Neil Irwin digs into the numbers around various labor markets and examines the premise that increased labor market flexibility — meaning fewer regulations prohibiting employers from easily terminating employees — would lead to higher employment. The results counter that thinking.
In the United States, there is less standing in the way between an employer who wants to hire someone and a person who wants to work than in most Western European countries or Japan.
Many economists have traditionally viewed this as positive. Yes, it means that workers are more vulnerable to being fired when the economy slumps, and many jobs come with fewer benefits like paid vacation and sick leave. But that should help the economy adapt to a changing world more quickly and ultimately lead to higher incomes. A mainstay of American and British economic commentary is preaching to the likes of France and Italy that they need more flexible labor markets.
In theory, this flexibility should create more opportunities for anyone who wants work to find it, in contrast with European countries where companies are more reluctant to add jobs because regulations and union rules make it costly to fire people or sometimes even change their jobs.
Yet a higher proportion of working-age men are in the labor force in many of these countries with inflexible labor market policies. In the United States, 12 percent of 25- to 54-year-old men were neither working nor looking for work in 2014. That number was 7 percent in Spain and France, and 4 percent in Japan. And that’s despite a more generous social safety net in those countries that would, you might think, make it easier to drop out of the work force.
In other words, whatever the costs and downsides of European-style labor markets, they don’t seem to inhibit the number of prime-age men who work. They may even make less educated men more likely to remain part of the work force.

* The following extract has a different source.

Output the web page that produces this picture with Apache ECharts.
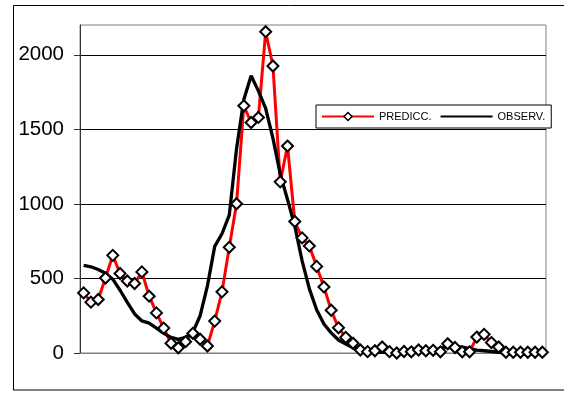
<!DOCTYPE html>
<html>
<head>
<meta charset="utf-8">
<script src="https://cdn.jsdelivr.net/npm/echarts@6/dist/echarts.min.js"></script>
<style>html,body{margin:0;padding:0;background:#fff}#c{width:564px;height:394px}</style>
</head>
<body>
<div id="c"></div>
<script>
var categories = [];
for (var k = 1; k <= 64; k++) categories.push(String(k));

var predicc = [403,341,359,503,655,533,483,466,544,381,
               269,167,65,35,76,132,92,47,214,410,
               709,1001,1658,1546,1580,2155,1925,1148,1388,882,
               772,718,581,443,287,169,105,65,20,9,
               15,40,9,0,10,8,20,15,18,8,
               62,37,8,8,107,125,70,40,5,5,
               5,5,5,5];

var observ = [588,578,560,535,495,421,340,262,215,200,
              167,132,105,91,105,140,250,450,715,800,
              925,1370,1700,1860,1758,1640,1440,1200,1030,850,
              620,430,290,195,135,87,60,35,12,8,
              6,5,5,5,5,5,5,5,5,30,
              45,45,40,30,20,15,10,5,0,0,
              0,0,0,0];

var yTicks = [0,500,1000,1500,2000];

var chart = echarts.init(document.getElementById('c'), null, {renderer:'canvas'});
var font = 'Liberation Sans, Arial, sans-serif';
chart.setOption({
  animation: false,
  backgroundColor: '#fff',
  graphic: [{
    type: 'rect', silent: true, z: -10,
    shape: {x: 13.5, y: 5.5, width: 560, height: 384.5},
    style: {fill: 'none', stroke: '#000', lineWidth: 1}
  }],
  grid: {left: 80, right: 18, top: 25, bottom: 41, show: true, borderColor: '#808080', borderWidth: 1},
  legend: {
    left: 316, top: 105,
    padding: [6, 6, 6, 5],
    backgroundColor: '#fff', borderColor: '#000', borderWidth: 1,
    itemWidth: 52, itemHeight: 10, itemGap: 8,
    textStyle: {fontFamily: font, fontSize: 11, color: '#000'},
    data: [{name: 'PREDICC.', itemStyle: {borderWidth: 1.5}},
           {name: 'OBSERV.', itemStyle: {opacity: 0}}]
  },
  xAxis: {
    type: 'category', data: categories, boundaryGap: true,
    axisLine: {show: true, lineStyle: {color: '#808080', width: 1}},
    axisTick: {show: false}, axisLabel: {show: false}, splitLine: {show: false}
  },
  yAxis: {
    type: 'value', min: 0, max: 2200, interval: 500,
    axisLine: {show: true, lineStyle: {color: '#333', width: 1}},
    axisTick: {show: true, length: 6, inside: false, lineStyle: {color: '#333'}, customValues: yTicks},
    axisLabel: {fontFamily: font, fontSize: 20.5, color: '#000', margin: 16, customValues: yTicks,
                formatter: function (v) { return String(v); }},
    splitLine: {show: true, lineStyle: {color: '#000', width: 1}}
  },
  series: [{
    name: 'PREDICC.', type: 'line', data: predicc, z: 2,
    symbol: 'diamond', symbolSize: 11, showSymbol: true,
    lineStyle: {color: '#ff0000', width: 3},
    itemStyle: {color: '#fff', borderColor: '#000', borderWidth: 2}
  }, {
    name: 'OBSERV.', type: 'line', data: observ, z: 3,
    symbol: 'none',
    lineStyle: {color: '#000', width: 3.3},
    itemStyle: {color: '#000'}
  }, {
    name: 'PREDICC.', type: 'scatter', data: predicc, z: 4,
    symbol: 'diamond', symbolSize: 11,
    itemStyle: {color: '#fff', borderColor: '#000', borderWidth: 2, opacity: 1}
  }]
});
</script>
</body>
</html>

So, another element of neoliberal dogma — flexible labor markets benefit everyone — is debunked. But that won’t stop its adherents from promoting it, since someone — large corporations in particular — can benefit from these markets. Companies are free to staff up in unsupportable ways and if they get into a bind in a downturn they can dump workers, and in effect, socialize the costs of workers pushed out of the work economy.
Note that the White House economists behind the report grudgingly accept this analysis, saying
The analysis in this report has shown that simply making labor markets more ‘flexible’ is, at least, not sufficient for effective functioning and that making labor markets more ‘supportive’ is essential.
And Irwin is equally grudging in his closing comment,
There is no guarantee that a more European-style labor market would solve America’s missing male worker problem, let alone solve those much bigger problems. But the international comparisons suggest less flexible labor markets might have some advantages.
It’s hard to stick with outmoded policies when the data shows you are wrong, but you obviously don’t have to like it, and we’ll see if Obama or other democrats, like Hillary, begin to push for less flexible labor policies. I bet it will be slow going. Maybe if Elizabeth Warren starts talking it up, but otherwise I expect these results to fall into a vacuum.